Lors de sa campagne électorale, Donald Trump avait milité contre la guerre sans fin et pour le retour des GI’s à la maison. Il est parvenu à ne pas enclencher de nouveaux fronts et à rapatrier quelques hommes, mais a échoué à dompter le Pentagone. Celui-ci a développé ses Forces spéciales sans « signature » et est parvenu à détruire l’État libanais sans avoir recours à des soldats en uniforme. C’est cette stratégie qu’il est en train de mettre en œuvre en Israël même, organisant des pogroms anti-arabes et anti-juifs à la faveur de l’affrontement entre le Hamas et Israël.
Le Pentagone a plusieurs fois tenté d’étendre la « doctrine Rumsfeld/Cebrowski » au Bassin des Caraïbes. Il a planifié un renversement, non pas du régime de Nicolás Maduro, mais de la République bolivarienne du Venezuela. Il l’a finalement reporté.
Il faut constater que le Pentagone est devenu un pouvoir autonome. Il dispose d’un budget gigantesque d’environ deux fois le budget annuel de la totalité de l’État français (hors collectivités territoriales et sécurité sociale). Dans la pratique son pouvoir s’étend bien au-delà puisqu’il contrôle l’ensemble des États membres de l’Alliance atlantique. Il est censé rendre compte au président des États-Unis, cependant les expériences des présidents Barack Obama et de Donald Trump nous montrent absolument le contraire. Le premier n’est pas parvenu à imposer sa politique au général John Allen face à Daesh, tandis que le second s’est fait mener en bateau par le Central Command. Rien ne permet de penser qu’il en sera différemment avec le président Joe Biden.
La récente lettre ouverte d’anciens officiers généraux US montre que plus personne ne sait qui dirige les armées US. Peu importe leur analyse politique digne de la Guerre froide, cela n’infirme pas leur constat : l’Administration fédérale et les officiers généraux ne sont plus du tout sur la même longueur d’ondes.

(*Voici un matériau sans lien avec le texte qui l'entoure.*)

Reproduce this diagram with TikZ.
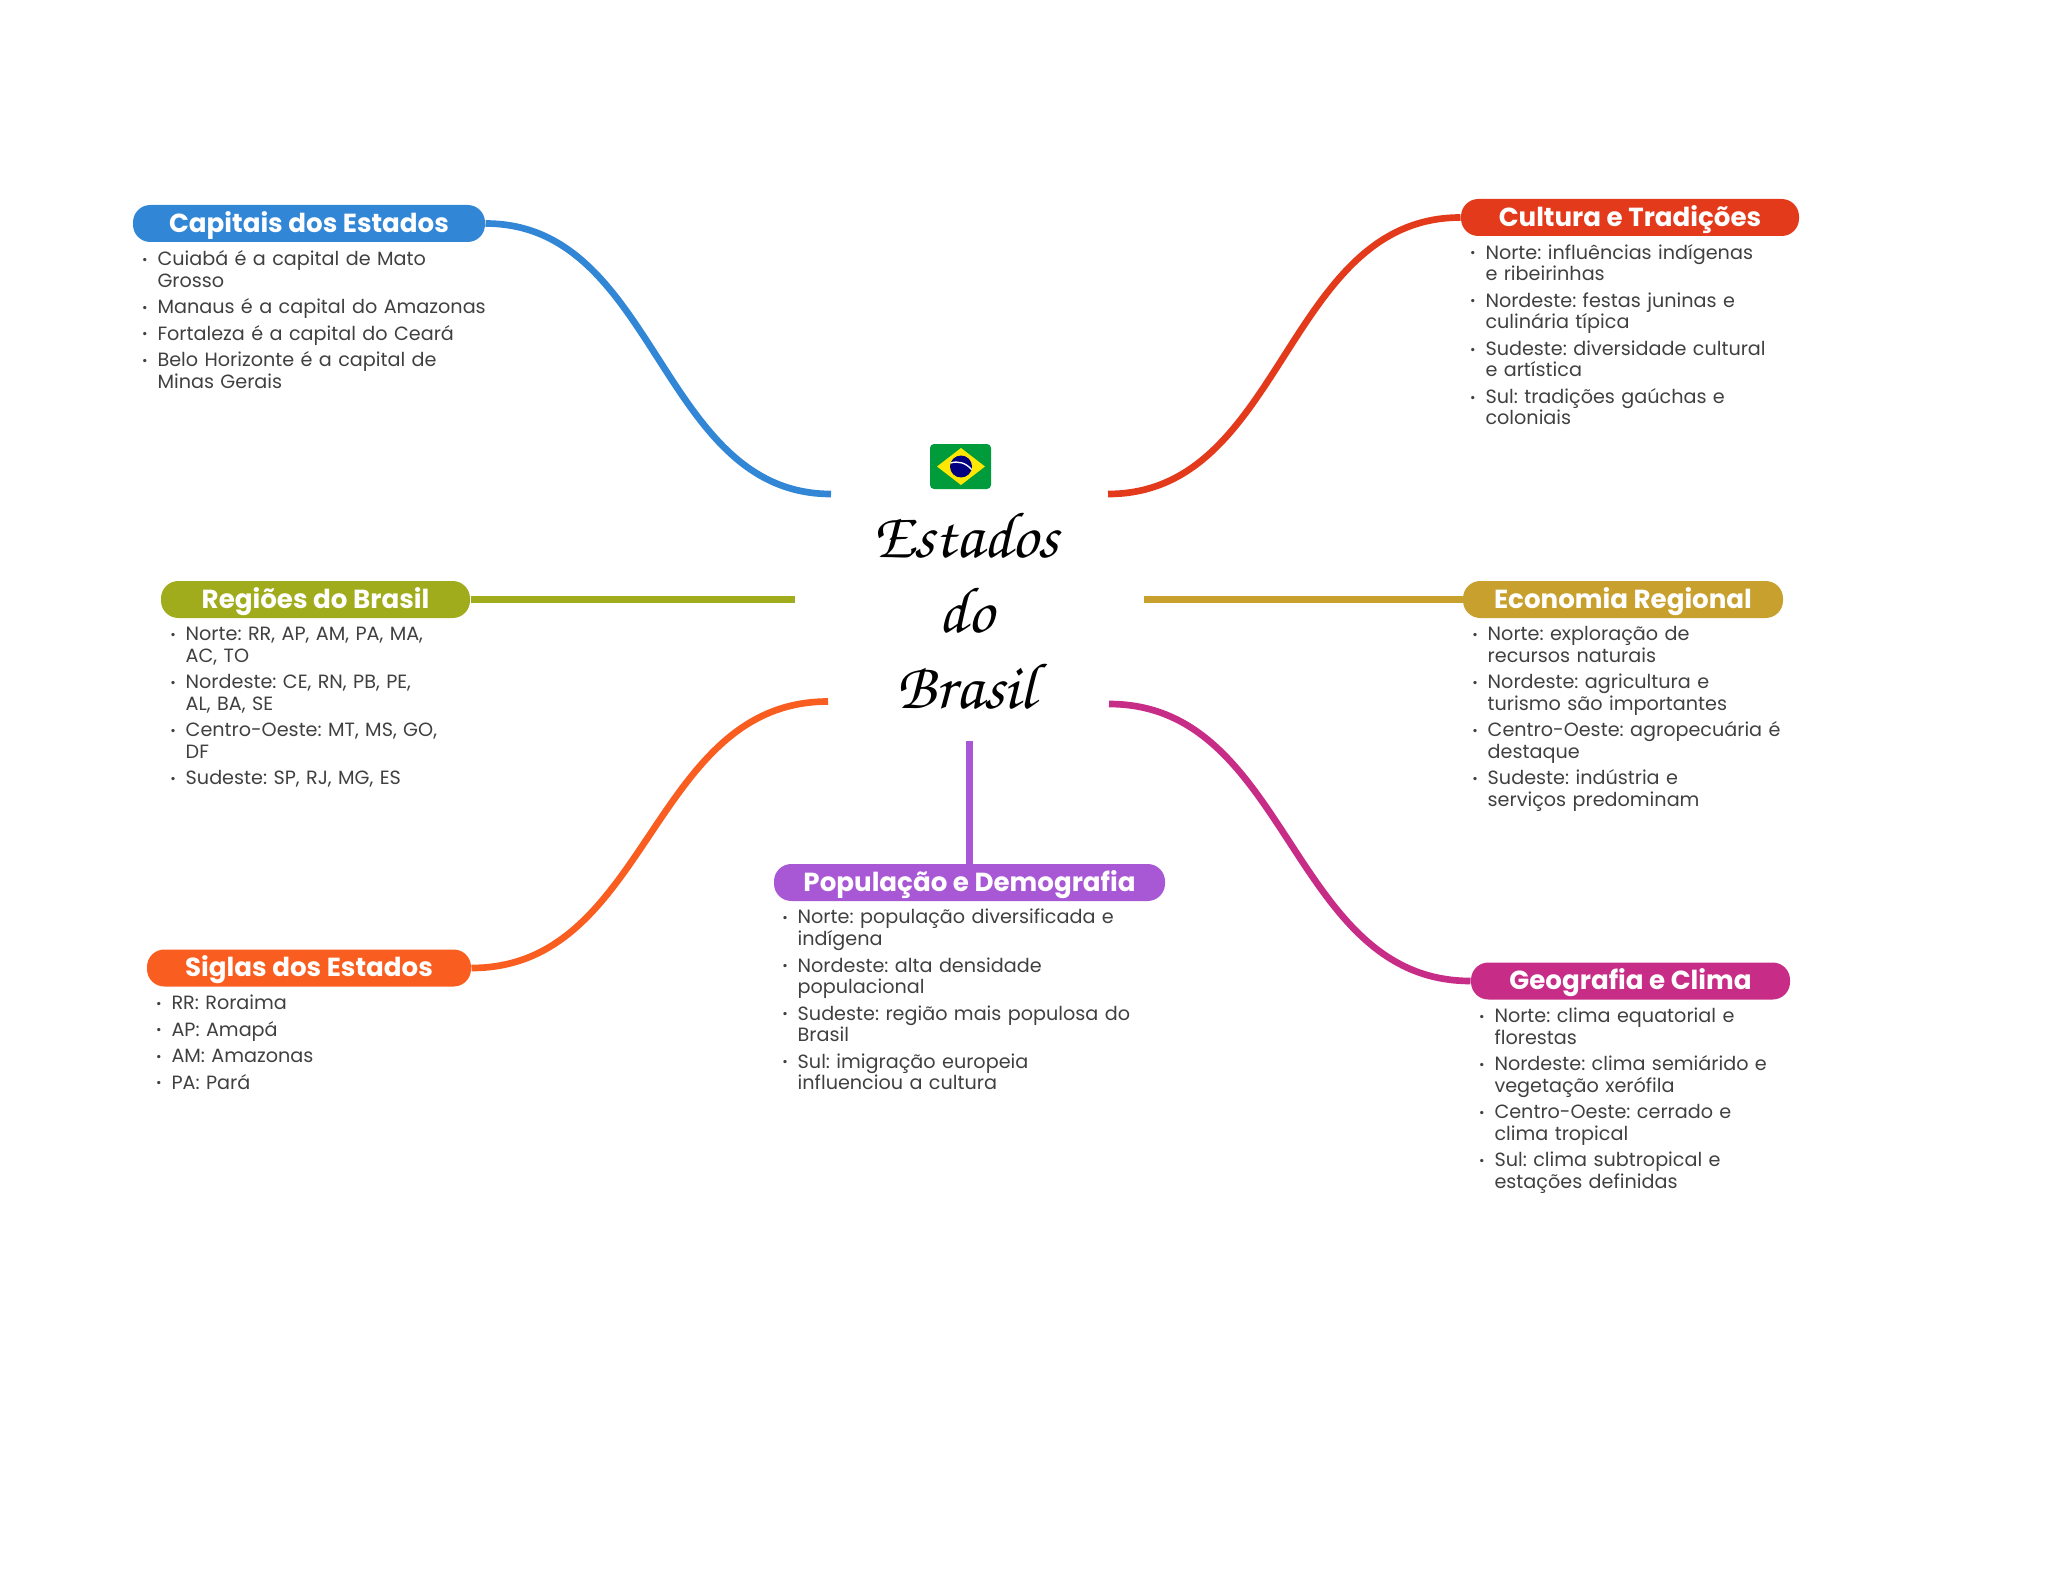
\documentclass[tikz,border=0pt]{standalone}
\usepackage[T1,TU]{fontenc}
\usepackage{fontspec}
\setmainfont{Poppins}
\frenchspacing
\definecolor{capblue}{RGB}{50,134,214}
\definecolor{culred}{RGB}{228,58,28}
\definecolor{regolive}{RGB}{160,172,28}
\definecolor{ecogold}{RGB}{200,160,46}
\definecolor{sigorange}{RGB}{249,94,32}
\definecolor{popviolet}{RGB}{168,88,212}
\definecolor{geomagenta}{RGB}{199,44,134}
\definecolor{bodygrey}{RGB}{64,64,64}
\newcommand{\bulitem}[1]{\par\setlength{\parskip}{3.75pt}\noindent\llap{\raisebox{1pt}{\fontsize{10}{10}\selectfont •}\hspace{7.4pt}}#1}
\tikzset{every picture/.style={line width=0.75pt},
  pill/.style={rounded corners=13pt,inner sep=0pt,minimum height=27.75pt,text height=17pt,text depth=3.8pt,text=white,font=\fontsize{19.6}{20}\bfseries\selectfont},
  itemlist/.style={anchor=north west,inner sep=0pt,text width=#1,align=left,text=bodygrey,font=\fontsize{14.4}{16.15}\selectfont},
  branch/.style={line width=5pt}}

\begin{document}
\begin{tikzpicture}[x=0.75pt,y=0.75pt,yscale=-1,xscale=1]
\useasboundingbox (0,0) rectangle (2048,1569);

% Title Node
\node (title) [align=center,inner sep=0pt,font=\usefont{T1}{pzc}{m}{it}\fontsize{49}{56.6}\selectfont] at (966,610) {Estados\\do\\Brasil};

%Shape: Flag
\node (flag) [fill={rgb,255:red,0;green,155;blue,58},rounded corners=3pt,minimum width=45.75pt,minimum height=33.75pt,inner sep=0pt] at (960.5,466.5) {};
\fill [yellow!90!orange] (937,466.5) -- (961,448) -- (985,466.5) -- (961,485) -- cycle ;
\fill [blue!50!black] (961,466.5) circle [radius=11] ;
\draw [white,line width=1pt] (950.5,463) .. controls (958,460.5) and (966,463) .. (971.5,469.5) ;

% Branch Nodes
\node (capitais) [pill,fill=capblue,minimum width=264pt] at (309,223.5) {Capitais dos Estados};
\node (cultura) [pill,fill=culred,minimum width=253.5pt] at (1630,217.5) {Cultura e Tradições};
\node (regioes) [pill,fill=regolive,minimum width=231.75pt] at (315.5,599.5) {Regiões do Brasil};
\node (economia) [pill,fill=ecogold,minimum width=240pt] at (1623,599.5) {Economia Regional};
\node (siglas) [pill,fill=sigorange,minimum width=243pt] at (309,968) {Siglas dos Estados};
\node (populacao) [pill,fill=popviolet,minimum width=293.25pt] at (969.5,882.5) {População e Demografia};
\node (geografia) [pill,fill=geomagenta,minimum width=239.25pt] at (1630.5,981) {Geografia e Clima};

% Free ends round the title
\coordinate (endcapitais) at (831,494);
\coordinate (endcultura) at (1108,494);
\coordinate (endregioes) at (795,599.5);
\coordinate (endeconomia) at (1144,599.5);
\coordinate (endsiglas) at (828,701.5);
\coordinate (endgeografia) at (1109,704);
\coordinate (endpopulacao) at (969.5,741);

%Curved Lines
\draw [branch,capblue] (capitais.east) .. controls +(172,0) and +(-172,0) .. (endcapitais) ;
\draw [branch,culred] (cultura.west) .. controls +(-176,0) and +(176,0) .. (endcultura) ;
\draw [branch,sigorange] (siglas.east) .. controls +(178,0) and +(-178,0) .. (endsiglas) ;
\draw [branch,geomagenta] (geografia.west) .. controls +(-181,0) and +(181,0) .. (endgeografia) ;
%Straight Lines
\draw [branch,regolive] (regioes.east) -- (endregioes) ;
\draw [branch,ecogold] (economia.west) -- (endeconomia) ;
\draw [branch,popviolet] (populacao.north) -- (endpopulacao) ;

% Text Node
\node (listcapitais) [itemlist=270pt] at (157,238.5) {\bulitem{Cuiabá é a capital de Mato\\Grosso}\bulitem{Manaus é a capital do Amazonas}\bulitem{Fortaleza é a capital do Ceará}\bulitem{Belo Horizonte é a capital de\\Minas Gerais}};
% Text Node
\node (listcultura) [itemlist=270pt] at (1485,232.2) {\bulitem{Norte: influências indígenas\\e ribeirinhas}\bulitem{Nordeste: festas juninas e\\culinária típica}\bulitem{Sudeste: diversidade cultural\\e artística}\bulitem{Sul: tradições gaúchas e\\coloniais}};
% Text Node
\node (listregioes) [itemlist=270pt] at (185.2,613.7) {\bulitem{Norte: RR, AP, AM, PA, MA,\\AC, TO}\bulitem{Nordeste: CE, RN, PB, PE,\\AL, BA, SE}\bulitem{Centro-Oeste: MT, MS, GO,\\DF}\bulitem{Sudeste: SP, RJ, MG, ES}};
% Text Node
\node (listeconomia) [itemlist=270pt] at (1487.2,613.7) {\bulitem{Norte: exploração de\\recursos naturais}\bulitem{Nordeste: agricultura e\\turismo são importantes}\bulitem{Centro-Oeste: agropecuária é\\destaque}\bulitem{Sudeste: indústria e\\serviços predominam}};
% Text Node
\node (listsiglas) [itemlist=270pt] at (171,982.5) {\bulitem{RR: Roraima}\bulitem{AP: Amapá}\bulitem{AM: Amazonas}\bulitem{PA: Pará}};
% Text Node
\node (listpopulacao) [itemlist=270pt] at (797.2,896.9) {\bulitem{Norte: população diversificada e\\indígena}\bulitem{Nordeste: alta densidade\\populacional}\bulitem{Sudeste: região mais populosa do\\Brasil}\bulitem{Sul: imigração europeia\\influenciou a cultura}};
% Text Node
\node (listgeografia) [itemlist=270pt] at (1494,995.7) {\bulitem{Norte: clima equatorial e\\florestas}\bulitem{Nordeste: clima semiárido e\\vegetação xerófila}\bulitem{Centro-Oeste: cerrado e\\clima tropical}\bulitem{Sul: clima subtropical e\\estações definidas}};

\end{tikzpicture}
\end{document}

Les travaux de William Arkin, publiés par le Washington Post, ont montré que l’État fédéral avait organisé, après les attentats du 11-Septembre, une nébuleuse d’agences supervisées par le département de Sécurité de la Patrie. Dans le plus grand secret, elles interceptent et archivent les communications de toutes les personnes vivant aux États-Unis. Arkin vient de révéler dans Newsweek que, de son côté, le département de la Défense avait créé des Forces spéciales secrètes, distinctes de celles en uniforme. Ce sont elles qui sont aujourd’hui en charge de la doctrine Rumsfeld/Cebrowski, quels que soient l’individu qui occupe la Maison-Blanche et sa politique étrangère.

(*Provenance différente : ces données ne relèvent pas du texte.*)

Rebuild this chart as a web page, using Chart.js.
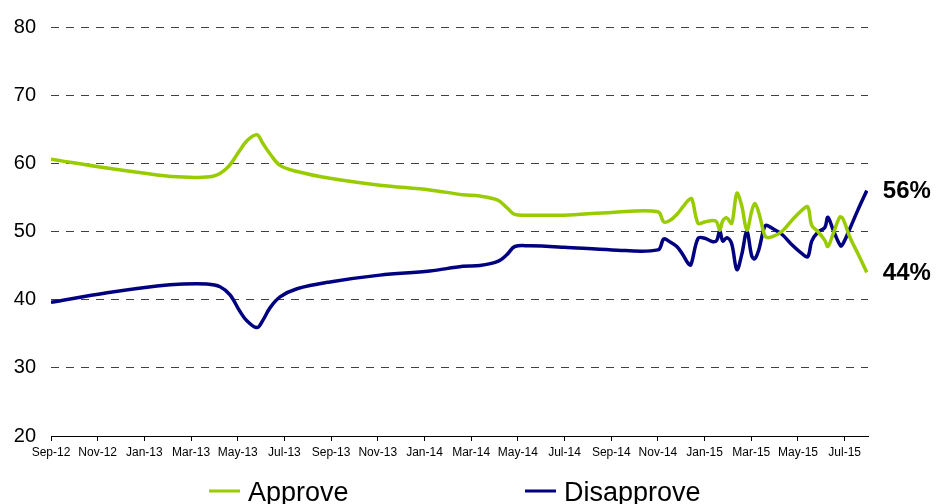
<!DOCTYPE html>
<html>
<head>
<meta charset="utf-8">
<script src="https://cdn.jsdelivr.net/npm/chart.js@4/dist/chart.umd.min.js"></script>
<style>
  html, body { margin: 0; padding: 0; background: #ffffff; }
  #wrap { width: 940px; height: 504px; }
</style>
</head>
<body>
<div id="wrap"><canvas id="c" width="940" height="504"></canvas></div>
<script>
// Axis labels, one every two months starting Sep-12
const monthLabels = ['Sep-12','Nov-12','Jan-13','Mar-13','May-13','Jul-13','Sep-13','Nov-13',
  'Jan-14','Mar-14','May-14','Jul-14','Sep-14','Nov-14','Jan-15','Mar-15','May-15','Jul-15'];

// Survey dates, in months since Sep-12
const approveMonths = [0, 2.40, 4.54, 5.65, 6.94, 7.54, 8.09, 8.39, 8.82, 9.08, 9.38, 9.81, 10.54,
  11.95, 14.09, 16.23, 17.64, 18.37, 19.14, 19.53, 19.87, 20.51, 21.97, 24.03, 26.00, 26.25, 26.51,
  26.81, 27.07, 27.28, 27.45, 27.72, 28.01, 28.35, 28.52, 28.65, 28.78, 28.95, 29.16, 29.38, 29.59,
  29.81, 30.02, 30.15, 30.32, 30.50, 30.62, 30.88, 31.31, 31.73, 32.16, 32.42, 32.59, 32.85, 33.15,
  33.28, 33.49, 33.79, 33.92, 34.22, 34.56, 34.95];
const approveValues = [60.6, 59.3, 58.3, 58.0, 58.1, 59.3, 61.9, 63.3, 64.2, 62.9, 61.4, 59.7, 58.8,
  57.8, 56.8, 56.1, 55.4, 55.2, 54.6, 53.5, 52.5, 52.4, 52.4, 52.8, 52.9, 51.4, 51.6,
  52.5, 53.6, 54.5, 54.8, 51.2, 51.4, 51.6, 51.4, 50.2, 51.6, 52.0, 51.2, 55.6, 53.8,
  50.2, 53.0, 54.1, 52.8, 50.3, 49.2, 49.2, 50.0, 51.6, 53.1, 53.6, 50.9, 50.0, 48.7,
  47.8, 49.5, 52.1, 51.9, 49.2, 46.8, 44.0];

const disapproveMonths = [0, 2.40, 4.54, 5.65, 6.68, 7.24, 7.67, 8.09, 8.39, 8.82, 9.08, 9.38, 9.81,
  10.54, 11.95, 14.09, 16.23, 17.64, 18.37, 19.14, 19.53, 19.87, 20.51, 21.97, 24.03, 26.00, 26.25,
  26.51, 26.81, 27.07, 27.28, 27.41, 27.72, 28.01, 28.35, 28.52, 28.65, 28.78, 28.95, 29.16, 29.38,
  29.59, 29.81, 30.02, 30.15, 30.32, 30.50, 30.62, 30.88, 31.31, 31.73, 32.16, 32.42, 32.59, 32.85,
  33.15, 33.28, 33.49, 33.83, 33.96, 34.22, 34.56, 34.95];
const disapproveValues = [39.6, 41.0, 42.0, 42.3, 42.3, 41.9, 40.7, 38.3, 36.9, 35.9, 37.0, 38.8, 40.4,
  41.6, 42.6, 43.6, 44.2, 44.9, 45.0, 45.6, 46.6, 47.8, 47.9, 47.7, 47.3, 47.3, 48.9,
  48.5, 47.8, 46.6, 45.4, 45.1, 49.0, 49.0, 48.5, 48.7, 50.1, 48.6, 49.1, 48.2, 44.4,
  46.6, 50.0, 46.4, 46.0, 47.3, 49.9, 50.9, 50.5, 49.6, 48.1, 46.8, 46.3, 48.6, 49.9,
  50.6, 52.1, 50.4, 47.9, 48.4, 50.4, 53.1, 56.0];

const FONT = '"Liberation Sans", Arial, sans-serif';
const GREEN = '#99cc00';
const NAVY = '#000080';

const toPoints = (xs, ys) => xs.map((x, i) => ({ x: x, y: ys[i] }));

// Bold percentage next to the last point of each series
const endLabels = {
  id: 'endLabels',
  afterDatasetsDraw(chart) {
    const ctx = chart.ctx;
    ctx.save();
    ctx.font = 'bold 24px ' + FONT;
    ctx.fillStyle = '#000';
    ctx.textAlign = 'left';
    ctx.textBaseline = 'middle';
    chart.data.datasets.forEach((ds, i) => {
      const meta = chart.getDatasetMeta(i);
      const last = meta.data[meta.data.length - 1];
      const v = ds.data[ds.data.length - 1].y;
      ctx.fillText(Math.round(v) + '%', last.x + 16, last.y + 1);
    });
    ctx.restore();
  }
};

// Legend under the axis, line sample followed by the series name
const bottomLegend = {
  id: 'bottomLegend',
  afterDraw(chart) {
    const ctx = chart.ctx;
    const items = [
      { x: 209, ds: chart.data.datasets[0] },
      { x: 525, ds: chart.data.datasets[1] }
    ];
    ctx.save();
    ctx.font = '27px ' + FONT;
    ctx.textBaseline = 'alphabetic';
    ctx.textAlign = 'left';
    items.forEach(it => {
      ctx.fillStyle = it.ds.borderColor;
      ctx.fillRect(it.x, 489.5, 31, 3);
      ctx.fillStyle = '#000';
      ctx.fillText(it.ds.label, it.x + 39, 501);
    });
    ctx.restore();
  }
};

new Chart(document.getElementById('c'), {
  type: 'line',
  data: {
    datasets: [
      {
        label: 'Approve',
        data: toPoints(approveMonths, approveValues),
        borderColor: GREEN,
        backgroundColor: GREEN,
        borderWidth: 3.5,
        pointRadius: 0,
        tension: 0.35,
        fill: false
      },
      {
        label: 'Disapprove',
        data: toPoints(disapproveMonths, disapproveValues),
        borderColor: NAVY,
        backgroundColor: NAVY,
        borderWidth: 3.5,
        pointRadius: 0,
        tension: 0.35,
        fill: false
      }
    ]
  },
  options: {
    responsive: false,
    animation: false,
    events: [],
    layout: { padding: { top: 22, right: 72, left: 0, bottom: 0 } },
    plugins: {
      legend: { display: false },
      tooltip: { enabled: false },
      title: { display: false }
    },
    scales: {
      x: {
        type: 'linear',
        min: 0,
        max: 35,
        afterBuildTicks(scale) {
          scale.ticks = monthLabels.map((_, i) => ({ value: i * 2 }));
        },
        afterFit(scale) { scale.height = 68; },
        grid: {
          drawOnChartArea: false,
          drawTicks: true,
          tickLength: 5,
          color: '#000'
        },
        border: { display: true, color: '#000', width: 1 },
        ticks: {
          autoSkip: false,
          maxRotation: 0,
          padding: 4,
          color: '#000',
          font: { family: FONT, size: 12 },
          callback: (value, index) => monthLabels[index]
        }
      },
      y: {
        min: 20,
        max: 80,
        afterFit(scale) { scale.width = 51; },
        grid: {
          drawTicks: false,
          lineWidth: 1,
          color: ctx => (ctx.tick && ctx.tick.value === 20) ? 'rgba(0,0,0,0)' : '#404040'
        },
        border: { display: false, dash: [8, 7] },
        ticks: {
          stepSize: 10,
          padding: 15,
          color: '#000',
          font: { family: FONT, size: 20 }
        }
      }
    }
  },
  plugins: [endLabels, bottomLegend]
});
</script>
</body>
</html>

Lorsqu’en 2001, le Pentagone a attaqué l’Afghanistan puis l’Irak, il a fait appel à ses armées classiques —il n’en avait pas d’autres— et à celles de son allié britannique. Cependant, au cours de la « guerre sans fin » en Irak, il a constitué des forces jihadistes irakiennes, sunnites et chiites, pour plonger le pays dans la guerre civile. L’une d’elle, issue d’Al-Qaïda, a été utilisée en Libye en 2011, une autre en Irak en 2014 sous le nom de Daesh. Progressivement ces groupes se sont substitués aux armées US pour faire le sale boulot que décrivait le colonel Ralph Peters en 2001.
Aujourd’hui nul n’a vu de soldats US en uniforme au Yémen, au Liban et en Israël. Le Pentagone a lui même fait la publicité de leur retrait. Mais il y a 60 000 Forces spéciales US clandestines, c’est-à-dire sans uniforme, qui suscitent le chaos, via la guerre la civile, dans ces pays.